Registration Rights Agreements
On
October 6, 2016, in connection with the issuance of the Notes, the Partnership entered into Registration Rights Agreements among the Issuers, the Guarantors and Wells Fargo Securities, LLC, as representative of the several initial purchasers of
each series of the Notes (the Initial Purchasers). Pursuant to the Registration Rights Agreements, unless the restrictive legend has been removed from the Notes and the Notes are freely tradable pursuant to Rule 144 under the Securities
Act as of the 370th day following the issuance of the Notes, the Issuers and the Guarantors will (1) use commercially reasonable efforts to consummate an exchange offer and (2) if required, have a shelf registration statement declared
effective with respect to resales of the Notes.

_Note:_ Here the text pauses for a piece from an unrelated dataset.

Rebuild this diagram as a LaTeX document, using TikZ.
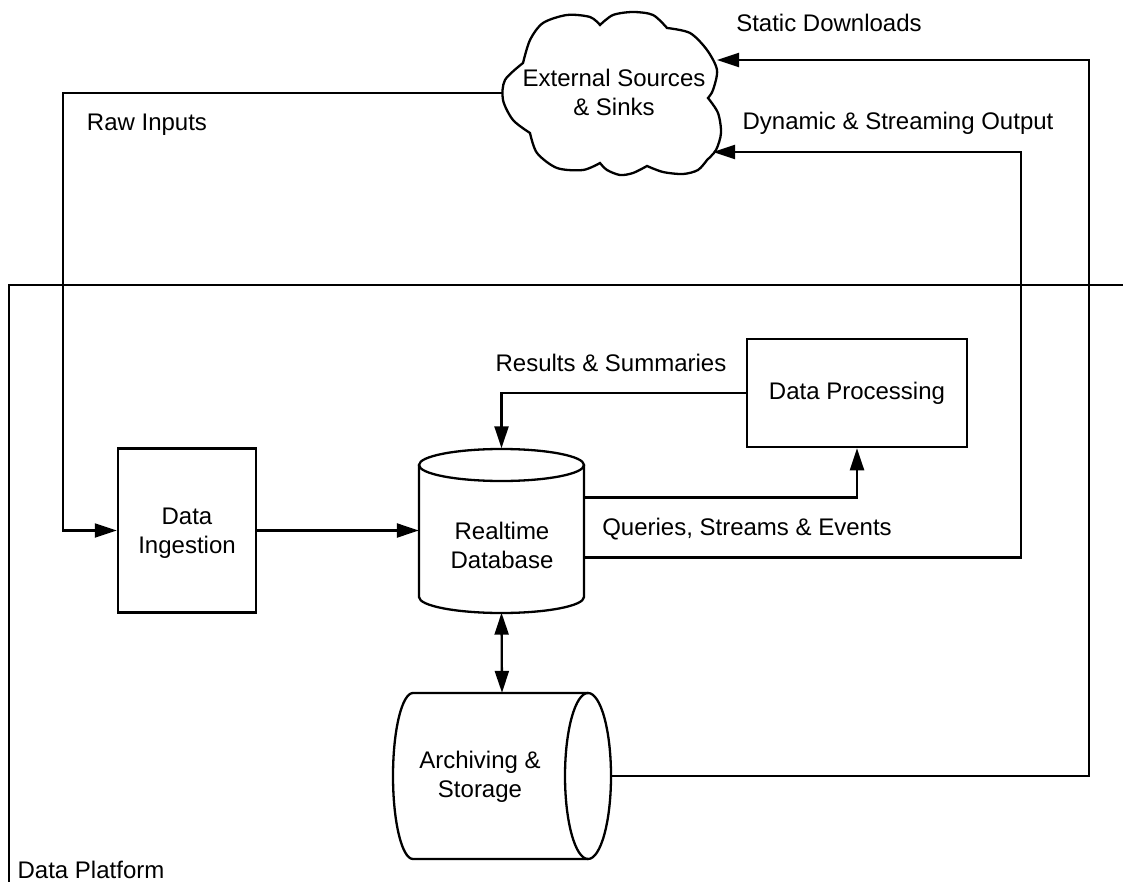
\documentclass[tikz,border=0pt]{standalone}
\usepackage{fontspec}
\setmainfont{Liberation Sans}
\usetikzlibrary{arrows.meta,calc}
\begin{document}
\begin{tikzpicture}[x=1pt,y=-1pt,
  ln/.style={line width=2.3pt, line join=miter},
  tip/.tip={Triangle[length=22pt,width=14pt]},
  arr/.style={ln,-tip},
  darr/.style={ln,tip-tip},
  box/.style={draw,line width=2.5pt,rectangle,inner sep=0pt},
  txt/.style={font=\fontsize{24}{29}\selectfont, align=center, inner sep=0pt},
  lbl/.style={font=\fontsize{24}{29}\selectfont, inner sep=0pt, anchor=base},
  ghost/.style={draw=none,rectangle,inner sep=0pt},
]
\useasboundingbox (0,0) rectangle (1123,882);

% ---------- platform frame ----------
\coordinate (pl1) at (9,882);
\coordinate (pl2) at (9,285);
\coordinate (pl3) at (1125,285);
\draw[ln] (pl1) -- (pl2) -- (pl3);
\node[lbl] (lplat) at (91,878) {Data Platform};

% ---------- cloud ----------
\draw[line width=2.3pt, line join=miter]
  plot[smooth] coordinates {(523,63) (530,40) (543,23) (567,15) (590,17) (600,25)}
  -- plot[smooth] coordinates {(600,25) (613,15) (633,12) (653,15) (667,28)}
  -- plot[smooth] coordinates {(667,28) (690,33) (707,50) (717,70) (713,90) (708,98)}
  -- plot[smooth] coordinates {(708,98) (718,113) (721,133) (716,150) (707,160)}
  -- plot[smooth] coordinates {(707,160) (698,170) (683,174) (663,172) (647,166)}
  -- plot[smooth] coordinates {(647,166) (633,173) (620,175) (607,170) (600,163)}
  -- plot[smooth] coordinates {(600,163) (583,170) (557,168) (537,153) (530,133)}
  -- plot[smooth] coordinates {(530,133) (513,120) (503,100) (505,80) (523,63)} -- cycle;
\node[txt] (cloudt) at (614,92) {External Sources\\\& Sinks};
\coordinate (cloudW) at (503,93);
\coordinate (statTip) at (717,60);
\coordinate (dynTip) at (713,152);

% ---------- boxes ----------
\node[box, minimum width=138, minimum height=164] (ing) at (187,530.5) {};
\node[txt] (ingt) at (187,533) {Data\\Ingestion};
\node[box, txt, minimum width=220, minimum height=108] (proc) at (857,393) {Data Processing};

% ---------- realtime database (vertical cylinder) ----------
\node[ghost, minimum width=165, minimum height=164] (db) at (501.5,530.5) {};
\draw[ln] (501.5,465) ellipse [x radius=82.5, y radius=16];
\draw[ln] (419,465) -- (419,597) arc[start angle=180, end angle=0, x radius=82.5, y radius=16] -- (584,465);
\node[txt] (dbt) at (502,545) {Realtime\\Database};

% ---------- archive (horizontal cylinder) ----------
\node[ghost, minimum width=218, minimum height=166] (arch) at (502,776) {};
\draw[ln] (588,693) -- (413,693) arc[start angle=270, end angle=90, x radius=20, y radius=83] -- (588,859);
\draw[ln] (588,776) ellipse [x radius=23, y radius=83];
\node[txt] (archt) at (480,777) {Archiving \&\\Storage};

% ---------- connectors ----------
\coordinate (rawcorner) at (63,93);
\draw[arr] (cloudW) -- (rawcorner) |- (ing.west);
\node[lbl] (lraw) at (147,131) {Raw Inputs};

\draw[arr] (ing.east) -- (db.west);

\draw[arr] ($(db.east)+(0,-33)$) -| (proc.south);
\node[lbl] (lq) at (747,535) {Queries, Streams \& Events};

\draw[arr] (proc.west) -| (db.north);
\node[lbl] (lres) at (611,371) {Results \& Summaries};

\coordinate (dyncorner) at (1021,152);
\draw[arr] ($(db.east)+(0,27)$) -| (dyncorner) -- (dynTip);
\node[lbl] (ldyn) at (898,130) {Dynamic \& Streaming Output};

\coordinate (statcorner) at (1089,60);
\draw[arr] (arch.east) -| (statcorner) -- (statTip);
\node[lbl] (lstat) at (829,32) {Static Downloads};

\draw[darr] (db.south) -- (arch.north);
\end{tikzpicture}
\end{document}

The Issuers and the Guarantors are required to pay additional interest if they fail to comply with their obligations to exchange or register the Notes within the specified time periods.
Relationships
The Initial
Purchasers or their respective affiliates have performed investment banking, financial advisory and commercial banking services for the Partnership and certain of its affiliates, for which they have received customary compensation, and they may
continue to do so in the future. Certain of the Initial Purchasers or their affiliates may have been holders of any of the three other series of senior notes of the Issuers for which the Partnership commenced tender offers (the Tender
Offers) pursuant to an Offer to Purchase dated September 22, 2016, as amended, and which the Partnership funded in large part with the net proceeds of the Offering. Accordingly, such Initial Purchasers and affiliates may have received a
portion of the proceeds from the Offering. U.S. Bancorp Investments, Inc., one of the Initial Purchasers, is an affiliate of the Trustee.
The descriptions set forth above in this Item 1.01 are qualified in their entirety by the Indenture and the Registration Rights
Agreements, which are filed herewith as Exhibits 4.1, 4.2 and 4.3, respectively, and are incorporated herein by reference.